Determine how many lines hold "chart" and give only that number.

····················

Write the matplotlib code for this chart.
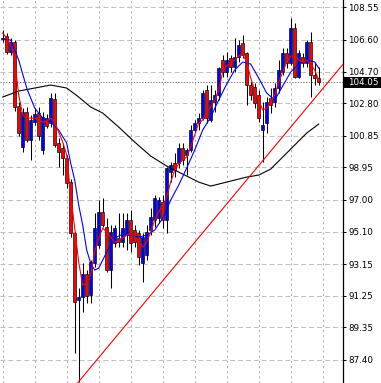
import numpy as np
import matplotlib.pyplot as plt
from matplotlib.patches import Rectangle
from matplotlib.transforms import blended_transform_factory

plt.rcParams['lines.scale_dashes'] = False

# OHLC (one candle per 4 px)
opens = [106.65, 106.85, 105.87, 106.50, 102.65, 100.15, 102.27, 100.59, 101.67, 102.20,
         99.98, 101.90, 101.60, 103.05, 100.40, 100.10, 99.50, 98.07, 95.00, 90.97,
         91.15, 92.55, 91.30, 93.20, 94.30, 96.25, 95.40, 92.80, 94.41, 94.70,
         94.47, 94.90, 95.80, 95.20, 95.00, 93.20, 93.70, 95.20, 95.80, 95.90,
         96.90, 95.80, 98.70, 99.20, 99.20, 100.10, 99.70, 100.00, 101.20, 101.60,
         101.90, 103.60, 101.80, 102.90, 103.30, 105.40, 104.70, 105.50, 105.00, 105.55,
         106.40, 105.80, 103.90, 103.80, 103.30, 101.20, 101.60, 103.10, 102.90, 103.70,
         104.70, 105.80, 105.20, 107.30, 104.40, 105.60, 105.20, 106.50, 104.50, 104.30]
highs = [107.20, 107.00, 106.70, 106.60, 102.90, 102.50, 102.55, 102.08, 102.50, 102.55,
         102.27, 102.15, 103.40, 103.40, 100.70, 100.40, 99.70, 98.25, 95.10, 91.70,
         93.20, 92.80, 93.40, 96.20, 97.00, 97.10, 95.90, 95.50, 95.50, 96.20,
         96.20, 96.20, 96.40, 95.50, 95.20, 95.00, 95.50, 96.50, 97.30, 97.20,
         97.30, 98.95, 99.30, 99.80, 100.40, 100.40, 100.10, 101.50, 101.80, 102.20,
         103.60, 103.90, 103.90, 103.60, 105.00, 105.70, 105.90, 105.70, 106.70, 106.60,
         106.90, 105.90, 104.10, 104.00, 103.60, 102.90, 103.20, 103.70, 104.00, 105.40,
         106.10, 106.10, 107.90, 107.60, 106.00, 105.80, 106.60, 107.10, 105.30, 105.00]
lows = [106.45, 105.75, 105.70, 102.35, 100.85, 99.87, 100.47, 99.39, 101.49, 100.60,
        99.74, 101.30, 101.36, 100.15, 99.00, 98.50, 97.70, 94.80, 87.80, 86.10,
        90.27, 90.80, 90.80, 93.00, 94.10, 95.40, 92.70, 91.70, 94.20, 94.20,
        94.20, 94.00, 93.90, 94.20, 93.07, 92.10, 93.40, 94.90, 95.40, 95.60,
        95.30, 95.00, 98.10, 98.40, 98.90, 99.10, 98.50, 99.90, 101.00, 101.20,
        101.80, 101.60, 101.70, 102.30, 103.00, 104.40, 104.40, 104.70, 104.70, 105.30,
        105.50, 102.70, 103.00, 102.50, 101.70, 99.30, 101.00, 102.20, 102.60, 103.40,
        104.50, 104.90, 105.10, 104.30, 104.30, 105.00, 105.00, 103.20, 103.90, 103.90]
closes = [106.70, 105.87, 106.47, 102.60, 101.00, 102.27, 100.59, 101.79, 102.15, 100.82,
          101.96, 101.42, 103.10, 100.29, 99.86, 99.50, 98.00, 95.00, 90.87, 91.15,
          92.55, 91.25, 93.25, 95.30, 96.25, 95.50, 92.80, 95.10, 95.31, 94.45,
          95.31, 95.80, 94.40, 94.50, 93.55, 94.80, 95.10, 95.97, 97.10, 97.00,
          95.80, 98.90, 99.10, 98.80, 100.10, 99.40, 100.00, 101.20, 101.60, 101.90,
          103.40, 101.90, 103.00, 103.30, 104.90, 104.70, 105.40, 104.95, 105.55, 106.30,
          105.70, 103.90, 103.30, 102.80, 101.90, 101.50, 102.90, 102.70, 103.70, 104.80,
          105.80, 105.20, 107.30, 104.40, 105.80, 105.20, 106.50, 104.50, 104.30, 104.05]

# moving averages as drawn on the chart
red_ma = [107.01, 106.71, 106.29, 105.39, 103.29, 102.09, 101.91, 101.91, 101.91, 101.79,
          101.67, 101.73, 101.91, 101.67, 101.07, 100.47, 99.69, 97.29, 95.31, 93.27,
          91.89, 92.01, 92.49, 93.87, 94.71, 95.31, 95.07, 94.77, 94.47, 94.59,
          94.71, 94.89, 95.01, 94.77, 94.47, 94.17, 94.47, 95.07, 95.79, 96.27,
          96.69, 97.17, 98.07, 98.79, 99.15, 99.39, 99.57, 100.17, 100.89, 101.61,
          101.79, 102.27, 102.57, 102.99, 103.59, 104.67, 105.03, 105.21, 105.39, 105.63,
          105.75, 105.27, 104.31, 103.59, 102.99, 102.39, 102.51, 102.87, 103.29, 104.07,
          104.67, 105.27, 105.63, 105.63, 105.39, 105.27, 105.39, 105.15, 104.79, 104.19]
blue_idx = [0, 2, 4, 6, 8, 10, 12, 14, 16, 17, 18, 19, 20, 21, 22, 23, 24, 26, 28, 30,
            32, 34, 36, 38, 40, 42, 44, 46, 48, 50, 52, 54, 56, 58, 60, 62, 64, 66, 68, 70,
            72, 74, 76, 78, 79]
blue_ma = [106.65, 106.59, 105.39, 103.71, 102.51, 101.91, 101.67, 101.19, 100.41, 99.20,
           98.19, 96.69, 95.49, 93.99, 93.21, 92.79, 92.91, 93.87, 94.71, 94.95,
           94.89, 94.77, 94.89, 95.19, 95.91, 96.99, 97.89, 98.91, 99.99, 101.19,
           101.97, 102.99, 103.95, 104.79, 105.27, 105.15, 104.31, 103.41, 102.99, 103.83,
           104.67, 105.15, 105.39, 105.27, 104.91]
black_idx = [0, 4, 8, 12, 16, 19, 22, 25, 29, 33, 37, 41, 45, 49, 52, 55, 58, 61, 64, 67,
             70, 73, 76, 79]
black_ma = [103.17, 103.53, 103.71, 103.89, 103.71, 103.17, 102.57, 102.21, 101.37, 100.47,
            99.63, 99.03, 98.55, 98.07, 97.83, 98.01, 98.19, 98.37, 98.49, 98.85,
            99.57, 100.29, 101.01, 101.55]

# trend line anchors (candle index, price)
trend_a = (19, 86.10)
trend_b = (65, 99.35)

price_labels = ["108.55", "106.60", "104.70", "102.80", "100.85", "98.95",
                "97.00", "95.10", "93.15", "91.25", "89.35", "87.40"]
last_price = 104.05

fig = plt.figure(figsize=(3.81, 3.83), dpi=100)
ax = fig.add_axes([0, 0, 343 / 381, 1])
ax.set_xlim(-0.675, 85.075)
ax.set_ylim(86.02, 108.99)

# grid
ax.set_yticks([float(s) for s in price_labels])
ax.set_yticklabels(price_labels, fontfamily='DejaVu Sans', fontsize=6.3)
ax.set_xticks(np.arange(0, 81, 8))
ax.set_xticklabels([])
ax.grid(axis='y', color='#c0c0c0', linestyle=(0, (3.5, 2.2)), linewidth=0.75)
ax.grid(axis='x', color='#b0b0b0', linestyle=(0, (1.5, 2.2)), linewidth=0.75)
ax.set_axisbelow(True)

for side in ['top', 'left', 'bottom']:
    ax.spines[side].set_visible(False)
ax.spines['right'].set_linewidth(0.9)
ax.yaxis.tick_right()
ax.tick_params(axis='y', length=2.2, width=0.7, pad=1.5, colors='black')
ax.tick_params(axis='x', length=0)

# candles
x = np.arange(len(closes))
o = np.array(opens)
c = np.array(closes)
up = c > o
body_lo = np.minimum(o, c)
body_h = np.maximum(np.abs(c - o), 0.04)
ax.vlines(x, lows, highs, color='black', linewidth=0.75, zorder=2)
ax.bar(x, body_h, bottom=body_lo, width=0.72,
       color=np.where(up, '#0000ff', '#ff0000'),
       edgecolor='black', linewidth=0.45, zorder=3)

# indicators
ax.plot(black_idx, black_ma, color='black', linewidth=0.8, zorder=4)
ax.plot(blue_idx, blue_ma, color='#0000ff', linewidth=0.8, zorder=4)
ax.plot(x, red_ma, color='#ff0000', linewidth=0.8, zorder=5)
ax.axline(trend_a, trend_b, color='#ff0000', linewidth=0.8, zorder=4)

# bid line and price box
ax.axhline(last_price, color='#808080', linestyle=(0, (1, 1)), linewidth=0.7, zorder=1)
tr = blended_transform_factory(fig.transFigure, ax.transData)
box = Rectangle((344 / 381, last_price - 0.32), 1 - 344 / 381, 0.64,
                transform=tr, facecolor='black', edgecolor='none', clip_on=False)
fig.add_artist(box)
fig.text(348.5 / 381, last_price, f"{last_price:.2f}", transform=tr, color='white',
         fontfamily='DejaVu Sans', fontsize=6.3, va='center', ha='left')

plt.savefig("out.png", dpi=100)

····················

* _Response below_: 2